To overcome such discriminator deficiencies, recent advances in the art have resulted in the minimization or elimination of the passive elements and the utilization instead of active elements, such as field effect transistors, to achieve the discriminator characteristic. As disclosed in U.S. Pat. Nos. 4,053,841, entitled, "Improved Microwave Frequency Discriminator Comprising An FET Amplifier," by A. Rosen et al., and 4,053,842, entitled, "Microwave Frequency Discriminator Comprising An FET Amplifier," by Z. Turski, FETs are arranged to produce an output voltage that varies substantially linearly with the frequency of an input RF signal throughout a certain frequency bandwidth. The impedance conditions for obtaining the discriminator characteristic with the FET are achieved in the aforementioned U.S. Pat. No. 4,053,842 by input and output shaping networks, and in U.S. Pat. No. 4,053,841 by an input shaping network and an output biasing circuit. The shaping networks in each patent are typically arranged in microstrip form with the geometric shape of the network determining the impedance condition. The configuration for providing a desirable impedance is selected for a specific range of discriminator operating conditions. The configuration of the shaping networks for a given set of discriminator parameters is obtained by the use of computer iteration techniques to determine the particular geometric pattern. Fine tuning of the discriminator characteristic is achieved by manually varying the location of tuning stubs on the microstrip circuit.
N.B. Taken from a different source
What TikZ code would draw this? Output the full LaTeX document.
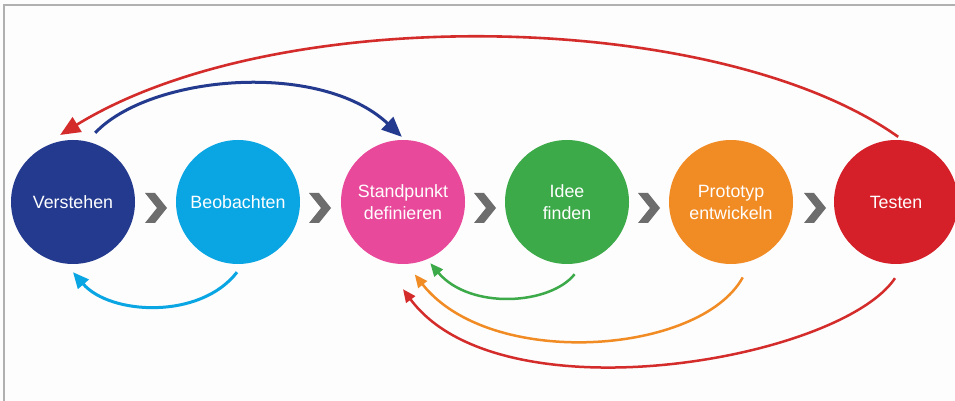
\documentclass[tikz,border=0pt]{standalone}
\usepackage{fontspec}
\setmainfont{Liberation Sans}
\usetikzlibrary{arrows.meta,calc}
\definecolor{cVer}{HTML}{233A8F}
\definecolor{cBeo}{HTML}{0AA5E3}
\definecolor{cSta}{HTML}{E8499A}
\definecolor{cIde}{HTML}{3CAA49}
\definecolor{cPro}{HTML}{F18B24}
\definecolor{cTes}{HTML}{D5202A}
\definecolor{cRedA}{HTML}{D42B2B}
\definecolor{cChev}{HTML}{6D6D6D}
\definecolor{cFrame}{HTML}{B0B0B0}
\definecolor{cBg}{HTML}{FDFDFD}
\tikzset{
  phase/.style={circle, minimum size=124pt, inner sep=0pt, text=white, align=center,
    font=\fontsize{17.8}{22}\selectfont},
  bigarrow/.style={line width=3pt, -{Triangle[length=20pt,width=17pt]}},
  smallarrow/.style={line width=2.5pt, -{Triangle[length=13pt,width=11pt]}},
  chevron/.style={fill=cChev, draw=none}
}
\begin{document}
\begin{tikzpicture}[x=1pt,y=1pt]
\useasboundingbox (0,0) rectangle (955,401);
\fill[cBg] (0,0) rectangle (955,401);
\draw[cFrame, line width=1.5pt] (4,0) -- (4,396) -- (955,396);

\node[phase, fill=cVer] (V) at (73,199) {Verstehen};
\node[phase, fill=cBeo] (B) at (238,199) {Beobachten};
\node[phase, fill=cSta] (S) at (403,199) {Standpunkt\\definieren};
\node[phase, fill=cIde] (I) at (567,199) {Idee\\finden};
\node[phase, fill=cPro] (P) at (731,199) {Prototyp\\entwickeln};
\node[phase, fill=cTes] (T) at (896,199) {Testen};

\foreach \cx in {156,320,485,649,815}{
  \fill[chevron] (\cx-11,208) -- (\cx-1,208) -- (\cx+11,193) -- (\cx-1,178) -- (\cx-11,178) -- (\cx+1,193) -- cycle;
}

% top arrows
\draw[bigarrow, cRedA, line width=2.6pt] ($(T.88)+(0,3)$) .. controls (720,391) and (280,401) .. ($(V.101)+(-1,6)$);
\draw[bigarrow, cVer] ($(V.72)+(3,10)$) .. controls (150,326) and (320,341) .. ($(S.92)+(1,3)$);

% bottom arrows
\draw[smallarrow, cBeo, line width=3pt, -{Triangle[length=16pt,width=14pt]}] ($(B.270)+(-1,-8)$) .. controls (200,81) and (110,86) .. ($(V.270)+(0,-8)$);
\draw[smallarrow, cIde] ($(I.277)+(0,-10.5)$) .. controls (550,96) and (470,91) .. ($(S.294)+(2,-4.4)$);
\draw[smallarrow, cPro] ($(P.279)+(2,-14)$) .. controls (700,46) and (490,31) .. ($(S.279)+(2,-11)$);
\draw[smallarrow, cRedA] ($(T.270)+(-1,-14)$) .. controls (840,41) and (500,-19) .. ($(S.270)+(0,-25)$);
\end{tikzpicture}
\end{document}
Although an improvement over the passive element type discriminator, the FET discriminator utilizing particularly configured shaping networks disadvantageously requires a selection process for determining the network geometry and thereby its impedance as well as the manual process of tuning by the manipulation of tuning elements or stubs. Such processes restrict the discriminator performance to a limited range of operating conditions since, once the configuration of the networks is determined, it is fixed, subject only to minimal adjustments by manual tuning. Manual tuning is problematical in such applications as well, since once the discriminator is in its intended operating environment, lack of accessibility may prohibit any further manual tuning.
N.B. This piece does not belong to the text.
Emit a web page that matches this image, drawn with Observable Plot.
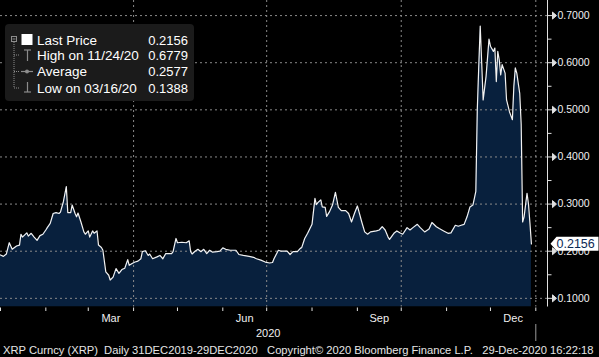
<!DOCTYPE html>
<html>
<head>
<meta charset="utf-8">
<script src="https://cdn.jsdelivr.net/npm/d3@7"></script>
<script src="https://cdn.jsdelivr.net/npm/@observablehq/plot@0.6"></script>
<style>
html,body{margin:0;padding:0;background:#000;}
#wrap{position:relative;width:599px;height:357px;overflow:hidden;background:#000;font-family:"Liberation Sans",Arial,sans-serif;}
#chart svg{display:block;}
#legend{position:absolute;left:5px;top:24px;width:189px;height:77px;background:#1b1b1b;border-radius:4px;color:#fff;font-size:13px;}
#legend .lbl{position:absolute;left:32px;line-height:15px;white-space:nowrap;font-size:13.5px;}
#legend .val{position:absolute;right:6px;line-height:15px;}
#legend svg{position:absolute;left:0;top:0;}
#footer{position:absolute;left:3px;top:343px;font-size:11.2px;line-height:14px;color:#e6e6e6;white-space:pre;}
</style>
</head>
<body>
<div id="wrap">
  <div id="chart"></div>
  <div id="legend"></div>
  <div id="footer"></div>
</div>
<script>
// ---------------- data ----------------
const dates = [
"2019-12-31","2020-01-01","2020-01-03","2020-01-05","2020-01-07","2020-01-09","2020-01-12","2020-01-14","2020-01-15","2020-01-16",
"2020-01-19","2020-01-20","2020-01-22","2020-01-24","2020-01-26","2020-01-28","2020-01-30","2020-02-01","2020-02-02","2020-02-04",
"2020-02-06","2020-02-08","2020-02-10","2020-02-11","2020-02-13","2020-02-15","2020-02-16","2020-02-18","2020-02-19","2020-02-21",
"2020-02-22","2020-02-23","2020-02-25","2020-02-27","2020-02-28","2020-03-01","2020-03-02","2020-03-04","2020-03-05","2020-03-07",
"2020-03-08","2020-03-10","2020-03-11","2020-03-13","2020-03-15","2020-03-16","2020-03-18","2020-03-20","2020-03-22","2020-03-24",
"2020-03-26","2020-03-28","2020-03-29","2020-03-31","2020-04-02","2020-04-04","2020-04-06","2020-04-07","2020-04-09","2020-04-11",
"2020-04-12","2020-04-14","2020-04-17","2020-04-19","2020-04-21","2020-04-23","2020-04-27","2020-04-28","2020-04-30","2020-05-01",
"2020-05-04","2020-05-07","2020-05-09","2020-05-10","2020-05-11","2020-05-13","2020-05-15","2020-05-17","2020-05-19","2020-05-21",
"2020-05-23","2020-05-25","2020-05-28","2020-05-30","2020-06-01","2020-06-03","2020-06-06","2020-06-10","2020-06-12","2020-06-15",
"2020-06-19","2020-06-22","2020-06-24","2020-06-27","2020-06-30","2020-07-03","2020-07-05","2020-07-06","2020-07-09","2020-07-11",
"2020-07-15","2020-07-17","2020-07-19","2020-07-22","2020-07-24","2020-07-25","2020-07-27","2020-07-29","2020-08-01","2020-08-03",
"2020-08-04","2020-08-05","2020-08-07","2020-08-08","2020-08-10","2020-08-11","2020-08-13","2020-08-15","2020-08-17","2020-08-19",
"2020-08-21","2020-08-24","2020-08-26","2020-08-28","2020-08-30","2020-09-01","2020-09-04","2020-09-06","2020-09-08","2020-09-10",
"2020-09-14","2020-09-16","2020-09-18","2020-09-20","2020-09-22","2020-09-23","2020-09-26","2020-09-28","2020-09-30","2020-10-02",
"2020-10-05","2020-10-07","2020-10-09","2020-10-12","2020-10-14","2020-10-17","2020-10-20","2020-10-22","2020-10-25","2020-10-27",
"2020-10-30","2020-11-02","2020-11-04","2020-11-07","2020-11-09","2020-11-11","2020-11-13","2020-11-15","2020-11-17","2020-11-19",
"2020-11-20","2020-11-21","2020-11-22","2020-11-23","2020-11-24","2020-11-25","2020-11-26","2020-11-28","2020-11-30","2020-12-01",
"2020-12-03","2020-12-04","2020-12-05","2020-12-06","2020-12-07","2020-12-08","2020-12-09","2020-12-11","2020-12-12","2020-12-14",
"2020-12-16","2020-12-17","2020-12-18","2020-12-19","2020-12-21","2020-12-22","2020-12-23","2020-12-24","2020-12-26","2020-12-27",
"2020-12-28","2020-12-29"
];
const prices = [
0.193,0.192,0.189,0.194,0.218,0.204,0.211,0.213,0.236,0.230,
0.239,0.232,0.238,0.230,0.223,0.233,0.236,0.245,0.250,0.259,
0.280,0.282,0.280,0.283,0.305,0.337,0.282,0.282,0.298,0.280,
0.273,0.281,0.262,0.241,0.236,0.243,0.230,0.243,0.238,0.243,
0.213,0.208,0.202,0.156,0.149,0.1388,0.145,0.163,0.153,0.161,
0.164,0.182,0.170,0.174,0.177,0.179,0.184,0.199,0.201,0.191,
0.194,0.184,0.188,0.191,0.184,0.195,0.195,0.199,0.227,0.218,
0.219,0.218,0.222,0.199,0.194,0.200,0.204,0.199,0.204,0.195,
0.202,0.198,0.199,0.200,0.207,0.204,0.202,0.202,0.193,0.191,
0.189,0.187,0.184,0.181,0.177,0.175,0.176,0.184,0.202,0.200,
0.200,0.193,0.199,0.199,0.206,0.208,0.227,0.238,0.257,0.312,
0.299,0.303,0.309,0.294,0.293,0.274,0.284,0.298,0.325,0.293,
0.286,0.286,0.280,0.262,0.280,0.296,0.262,0.241,0.236,0.241,
0.243,0.245,0.252,0.245,0.230,0.225,0.238,0.243,0.239,0.236,
0.250,0.245,0.250,0.257,0.250,0.241,0.247,0.261,0.252,0.248,
0.243,0.238,0.239,0.255,0.253,0.255,0.257,0.273,0.294,0.298,
0.312,0.327,0.500,0.592,0.6779,0.600,0.521,0.571,0.650,0.635,
0.624,0.631,0.560,0.624,0.606,0.574,0.596,0.578,0.521,0.496,
0.479,0.550,0.589,0.578,0.535,0.470,0.262,0.273,0.323,0.300,
0.259,0.2156
];
const yTicks = [0.1, 0.2, 0.3, 0.4, 0.5, 0.6, 0.7];
const yMinorTicks = [0.15, 0.25, 0.35, 0.45, 0.55, 0.65];
const monthLabels = ["Mar", "Jun", "Sep", "Dec"];
const monthLabelIndex = [2, 5, 8, 11];
const yearLabel = "2020";
const legendLabels = ["Last Price", "High on 11/24/20", "Average", "Low on 03/16/20"];
const legendValues = ["0.2156", "0.6779", "0.2577", "0.1388"];
const lastPrice = 0.2156;
const footerText = "XRP Curncy (XRP)  Daily 31DEC2019-29DEC2020   Copyright\u00A9 2020 Bloomberg Finance L.P.   29-Dec-2020 16:22:18";

// ---------------- build ----------------
const data = dates.map((d, i) => ({date: new Date(d + "T00:00:00Z"), price: prices[i]}));
const DAY = 864e5;
const x0 = Date.UTC(2020, 0, 1);
const xDomain = [new Date(x0), new Date(x0 + 374 * DAY)];
const yDomain = [0.0816, 0.732];
const monthStarts = d3.range(0, 13).map(m => new Date(Date.UTC(2020, m, 1)));
const quarterStarts = [3, 6, 9, 12].map(m => new Date(Date.UTC(2020, m, 1)));
const labelData = monthLabels.map((t, i) => {
  const m = monthLabelIndex[i];
  const a = Date.UTC(2020, m, 1), b = Date.UTC(2020, m + 1, 1);
  return {text: t, date: new Date((a + b) / 2)};
});
const yearMid = new Date((Date.UTC(2020,0,1) + Date.UTC(2021,0,1)) / 2);
const yearEnd = new Date(Date.UTC(2021, 0, 1));

// custom symbols (pixel-space shapes)
const symMajor = {draw(c){ c.moveTo(0,0); c.lineTo(5,0); c.moveTo(5,-3.5); c.lineTo(9,0); c.lineTo(5,3.5); c.closePath(); }};
const symMinor = {draw(c){ c.moveTo(0,0); c.lineTo(4,0); }};
const symVTick = {draw(c){ c.moveTo(0,0.5); c.lineTo(0,4); }};
const symYearSep = {draw(c){ c.moveTo(0,17); c.lineTo(0,34); }};
const symTag = {draw(c){ c.moveTo(3,0); c.lineTo(9,-7); c.lineTo(51,-7); c.lineTo(51,7); c.lineTo(9,7); c.closePath(); }};

const grid = {stroke: "#8a8a8a", strokeWidth: 1, strokeDasharray: "2,3"};

const chart = Plot.plot({
  width: 599,
  height: 340,
  marginLeft: 0,
  marginRight: 52,
  marginTop: 0,
  marginBottom: 33.5,
  x: {type: "utc", domain: xDomain, axis: null},
  y: {domain: yDomain, axis: null},
  style: {background: "#000", color: "#fff", fontFamily: "Liberation Sans, Arial, sans-serif", overflow: "visible"},
  marks: [
    Plot.areaY(data, {x: "date", y1: yDomain[0], y2: "price", fill: "#08203d", clip: true}),
    Plot.ruleY(yTicks, grid),
    Plot.ruleX(quarterStarts, grid),
    Plot.lineY(data, {x: "date", y: "price", stroke: "#f2f2f2", strokeWidth: 1.2, clip: true}),
    // right axis
    Plot.ruleX([xDomain[1]], {stroke: "#e0e0e0", strokeWidth: 1}),
    Plot.dot(yTicks, {x: () => xDomain[1], y: d => d, symbol: symMajor, fill: "#e0e0e0", stroke: "#e0e0e0", strokeWidth: 1}),
    Plot.dot(yMinorTicks, {x: () => xDomain[1], y: d => d, symbol: symMinor, stroke: "#e0e0e0", strokeWidth: 1}),
    Plot.text(yTicks, {x: () => xDomain[1], y: d => d, text: d => d.toFixed(4), dx: 10, textAnchor: "start", fill: "#f0f0f0", fontSize: 10.5}),
    // last price tag
    Plot.dot([lastPrice], {x: () => xDomain[1], y: d => d, symbol: symTag, fill: "#ffffff", stroke: "none"}),
    Plot.text([lastPrice], {x: () => xDomain[1], y: d => d, text: d => d.toFixed(4), dx: 9, textAnchor: "start", fill: "#0b2a55", fontSize: 12.5}),
    // bottom axis
    Plot.dot(monthStarts, {x: d => d, y: () => yDomain[0], symbol: symVTick, stroke: "#e0e0e0", strokeWidth: 1}),
    Plot.text(labelData, {x: "date", y: () => yDomain[0], text: "text", dy: 11, fill: "#f0f0f0", fontSize: 11}),
    Plot.text([yearLabel], {x: () => yearMid, y: () => yDomain[0], text: d => d, dy: 26, fill: "#f0f0f0", fontSize: 11}),
    Plot.dot([yearEnd], {x: d => d, y: () => yDomain[0], symbol: symYearSep, stroke: "#9a9a9a", strokeWidth: 1})
  ]
});
document.getElementById("chart").appendChild(chart);

// legend
const lg = document.getElementById("legend");
const rowY = [16, 31, 47.5, 64];
const ic = "#8c8c8c";
lg.innerHTML = `<svg width="189" height="77">
  <rect x="6.5" y="12.5" width="5" height="5" fill="none" stroke="${ic}" stroke-width="1"/>
  <line x1="7.5" y1="15" x2="10.5" y2="15" stroke="${ic}"/>
  <line x1="9" y1="18" x2="9" y2="${rowY[3]}" stroke="${ic}" stroke-dasharray="1,1"/>
  <line x1="9" y1="${rowY[1]}" x2="14" y2="${rowY[1]}" stroke="${ic}" stroke-dasharray="1,1"/>
  <line x1="9" y1="${rowY[2]}" x2="14" y2="${rowY[2]}" stroke="${ic}" stroke-dasharray="1,1"/>
  <line x1="9" y1="${rowY[3]}" x2="14" y2="${rowY[3]}" stroke="${ic}" stroke-dasharray="1,1"/>
  <rect x="16.5" y="10" width="11" height="11" fill="#fff"/>
  <line x1="19" y1="26" x2="26" y2="26" stroke="${ic}" stroke-width="1.2"/>
  <line x1="22.5" y1="26" x2="22.5" y2="37" stroke="${ic}" stroke-width="1.2"/>
  <line x1="16" y1="${rowY[2]}" x2="28" y2="${rowY[2]}" stroke="${ic}" stroke-width="1.2"/>
  <circle cx="22" cy="${rowY[2]}" r="2" fill="${ic}"/>
  <line x1="22.5" y1="58" x2="22.5" y2="68" stroke="${ic}" stroke-width="1.2"/>
  <line x1="19" y1="68" x2="26" y2="68" stroke="${ic}" stroke-width="1.2"/>
</svg>` + legendLabels.map((t, i) =>
  `<span class="lbl" style="top:${rowY[i] - 7.5}px">${t}</span><span class="val" style="top:${rowY[i] - 7.5}px">${legendValues[i]}</span>`).join("");

document.getElementById("footer").textContent = footerText;
</script>
</body>
</html>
It is further known in the microwave art that the problematical manual tuning may be replaced by electronic tuning provided by a FET amplifier including an electronic variable capacitor (varactor), a biasing circuit and a detector. Such a circuit is described in U.S. Pat. No. 4,110,700, entitled "Electronically Tunable Microwave Frequency FET Discriminator," by A. Rosen et al. There remains a need in the microwave art to provide an electronically tunable FET discriminator that operates without the use of an electronic variable capacitor such as a varactor.